De acordo com Sergio Ejzinberg , engenheiro e mestre em Transporte pela Escola Politécnica da USP (Universidade de São Paulo), o teleférico ainda ajuda a desafogar o tráfego em rodovias.
"Você pode deixar as rodovias para cargas. Tira os passageiros das ruas, que passam a usar o teleférico com rapidez e segurança", diz.
O projeto também facilita o acesso da população aos transportes públicos, já que mais de 60% desses em La Paz é fornecido por uma rede de micro-ônibus. Também não há metrô e o teleférico chegou a ser chamado pelos bolivianos de "metrô no céu".
Para o engenheiro, esse meio de transporte é ideal para a topografia da cidade e atende bem às necessidades da população.

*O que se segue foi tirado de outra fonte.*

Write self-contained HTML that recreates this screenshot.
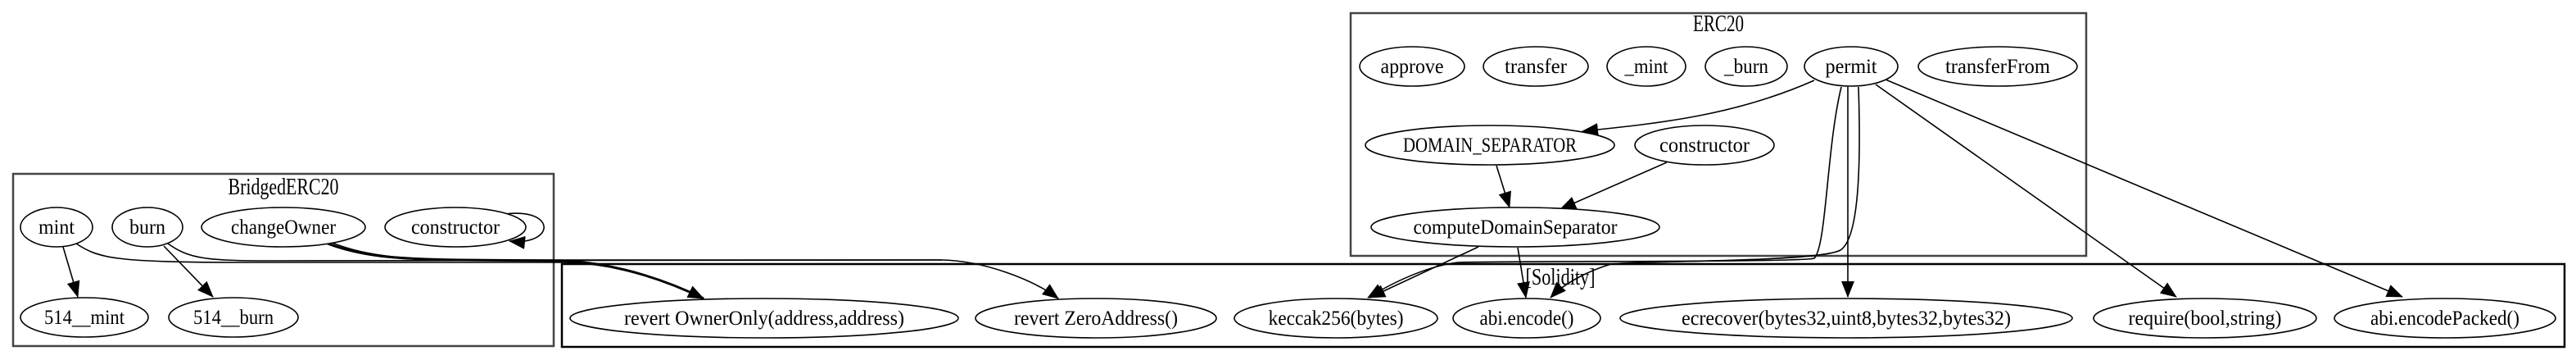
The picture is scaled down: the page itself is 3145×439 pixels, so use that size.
<!DOCTYPE html>
<html><head><meta charset="utf-8"><style>
html,body{margin:0;padding:0;background:#fff;}
svg{display:block;}
text{font-family:"Liberation Serif",serif;font-size:25px;fill:#000;}
.t{font-size:28px;}
</style></head><body>
<svg width="3145" height="439" viewBox="0 0 3145 439" xmlns="http://www.w3.org/2000/svg">
<defs>
<marker id="b" markerWidth="20" markerHeight="16" refX="19" refY="8" orient="auto" markerUnits="userSpaceOnUse" viewBox="0 0 20 16"><path d="M0,0 L20,8 L0,16 z" fill="#000"/></marker></defs>
<rect width="3145" height="439" fill="#fff"/>
<g fill="none" stroke-width="2.5">
<rect x="16" y="212" width="660" height="210" stroke="#444"/>
<rect x="1649" y="16" width="898" height="296" stroke="#444"/>
<rect x="686" y="322" width="2445" height="101" stroke="#000"/>
</g>
<g text-anchor="middle">
<text class="t" x="346" y="237" textLength="135" lengthAdjust="spacingAndGlyphs">BridgedERC20</text>
<text class="t" x="2098" y="38" textLength="62" lengthAdjust="spacingAndGlyphs">ERC20</text>
<text class="t" x="1905" y="347" textLength="85" lengthAdjust="spacingAndGlyphs">[Solidity]</text>
</g>
<g fill="none" stroke="#000" stroke-width="1.6">
<path d="M77,301 L95,362" marker-end="url(#b)"/>
<path d="M200,300 L260,362" marker-end="url(#b)"/>
<path d="M93,297 C120,315 140,320 300,320 L690,320 C760,322 820,345 859,364" marker-end="url(#b)"/>
<path d="M205,297 C230,315 250,318 330,318 L1150,317 C1200,318 1260,340 1292,364" marker-end="url(#b)"/>
<path d="M400,297 C440,312 480,316 560,317 L690,318 C760,322 820,345 859,364" stroke-width="3"/>
<path d="M405,296 C450,313 490,317 600,317 L1150,317"/>
<path d="M610,262 C680,250 680,300 622,294" marker-end="url(#b)"/>
<path d="M2215,98 C2120,140 2030,150 1932,160" marker-end="url(#b)"/>
<path d="M2248,106 C2230,180 2230,300 2215,315 C2200,320 1850,318 1780,320 C1740,325 1700,345 1670,363" marker-end="url(#b)"/>
<path d="M2269,106 C2272,200 2270,290 2247,305 C2220,320 1990,318 1967,322 C1940,330 1910,345 1893,363" marker-end="url(#b)"/>
<path d="M2256,106 L2256,362" marker-end="url(#b)"/>
<path d="M2290,103 L2657,362" marker-end="url(#b)"/>
<path d="M2302,97 L2933,362" marker-end="url(#b)"/>
<path d="M1827,202 L1843,253" marker-end="url(#b)"/>
<path d="M2035,198 L1905,255" marker-end="url(#b)"/>
<path d="M1805,301 L1672,363" marker-end="url(#b)"/>
<path d="M1853,302 L1863,363" marker-end="url(#b)"/>
</g>
<g fill="#fff" stroke="#000" stroke-width="1.6">
<ellipse cx="69" cy="277" rx="44" ry="24"/>
<ellipse cx="180" cy="277" rx="43" ry="24"/>
<ellipse cx="346" cy="277" rx="100" ry="24"/>
<ellipse cx="556" cy="277" rx="86" ry="24"/>
<ellipse cx="103" cy="387" rx="78" ry="24"/>
<ellipse cx="285" cy="387" rx="79" ry="24"/>
<ellipse cx="1724" cy="81" rx="64" ry="24"/>
<ellipse cx="1875" cy="81" rx="64" ry="24"/>
<ellipse cx="2010" cy="81" rx="48" ry="24"/>
<ellipse cx="2132" cy="81" rx="50" ry="24"/>
<ellipse cx="2260" cy="81" rx="57" ry="24"/>
<ellipse cx="2439" cy="81" rx="97" ry="24"/>
<ellipse cx="1819" cy="177" rx="152" ry="24"/>
<ellipse cx="2081" cy="177" rx="85" ry="24"/>
<ellipse cx="1850" cy="277" rx="176" ry="24"/>
<ellipse cx="933" cy="388" rx="237" ry="24"/>
<ellipse cx="1338" cy="388" rx="147" ry="24"/>
<ellipse cx="1631" cy="388" rx="124" ry="24"/>
<ellipse cx="1864" cy="388" rx="90" ry="24"/>
<ellipse cx="2254" cy="388" rx="276" ry="24"/>
<ellipse cx="2692" cy="388" rx="136" ry="24"/>
<ellipse cx="2985" cy="388" rx="135" ry="24"/>
</g>
<g text-anchor="middle">
<text x="69" y="285" textLength="44" lengthAdjust="spacingAndGlyphs">mint</text>
<text x="180" y="285" textLength="44" lengthAdjust="spacingAndGlyphs">burn</text>
<text x="346" y="285" textLength="128" lengthAdjust="spacingAndGlyphs">changeOwner</text>
<text x="556" y="285" textLength="108" lengthAdjust="spacingAndGlyphs">constructor</text>
<text x="103" y="395" textLength="98" lengthAdjust="spacingAndGlyphs">514__mint</text>
<text x="285" y="395" textLength="98" lengthAdjust="spacingAndGlyphs">514__burn</text>
<text x="1724" y="89" textLength="77" lengthAdjust="spacingAndGlyphs">approve</text>
<text x="1875" y="89" textLength="76" lengthAdjust="spacingAndGlyphs">transfer</text>
<text x="2010" y="89" textLength="53" lengthAdjust="spacingAndGlyphs">_mint</text>
<text x="2132" y="89" textLength="54" lengthAdjust="spacingAndGlyphs">_burn</text>
<text x="2260" y="89" textLength="63" lengthAdjust="spacingAndGlyphs">permit</text>
<text x="2439" y="89" textLength="128" lengthAdjust="spacingAndGlyphs">transferFrom</text>
<text x="1819" y="185" textLength="212" lengthAdjust="spacingAndGlyphs">DOMAIN_SEPARATOR</text>
<text x="2081" y="185" textLength="110" lengthAdjust="spacingAndGlyphs">constructor</text>
<text x="1850" y="285" textLength="249" lengthAdjust="spacingAndGlyphs">computeDomainSeparator</text>
<text x="933" y="396" textLength="342" lengthAdjust="spacingAndGlyphs">revert OwnerOnly(address,address)</text>
<text x="1338" y="396" textLength="200" lengthAdjust="spacingAndGlyphs">revert ZeroAddress()</text>
<text x="1631" y="396" textLength="165" lengthAdjust="spacingAndGlyphs">keccak256(bytes)</text>
<text x="1864" y="396" textLength="115" lengthAdjust="spacingAndGlyphs">abi.encode()</text>
<text x="2254" y="396" textLength="402" lengthAdjust="spacingAndGlyphs">ecrecover(bytes32,uint8,bytes32,bytes32)</text>
<text x="2692" y="396" textLength="187" lengthAdjust="spacingAndGlyphs">require(bool,string)</text>
<text x="2985" y="396" textLength="182" lengthAdjust="spacingAndGlyphs">abi.encodePacked()</text>
</g>
</svg>
</body></html>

Segundo a empresa, o Mi Teleférico recebe aproximadamente 200 mil usuários por dia e por mês esse número chega a seis milhões. "Até o final de 2023, são esperados 73 milhões de passageiros", diz Blacutt.
Embora a ideia pareça promissora para a América Latina, o projeto não daria certo em grandes cidades e capitais.
Segundo o especialista da USP, os teleféricos tiveram sucesso em La Paz pela condição topográfica.Contudo, mesmo a cidade sendo alta, não é altitude que implica nesses casos, mas sim,a diferença de altura entre um destino e outro em um curto espaço de tempo.
"É uma distância curta entre La Paz e El Alto, que fica na periferia da cidade", diz.
Em cidades como São Paulo, no Brasil, Medellin, na Colômbia, e Buenos Aires, na Argentina, o sistema de trilhos é o mais indicado. "Quando você tem macrometrópoles, você entra com metrô e ferrovia", reforça o engenheiro.
Ainda de acordo com o especialista, o teleférico construído no Complexo do Alemão, no Rio de Janeiro, tinha tudo para dar certo. Porém, por causa da má gestão isso não ocorreu. O transporte já está sem funcionar há sete anos.
"Ali você tem morros escarpados, vielas horríveis para chegar. Com certeza melhoraria a qualidade de vida da população. A ideia era correta, mas o problema foi de gestão", afirma Ejzinberg.
No Brasil, o sistema de transporte por cabos funcionaria em cidades pequenas e que não apresentam uma alta demanda de uso. "Pode servir para cidades como Amparo, Serra Negra, Pico do Jaraguá. Teleféricos pequenos e com a função mais turística."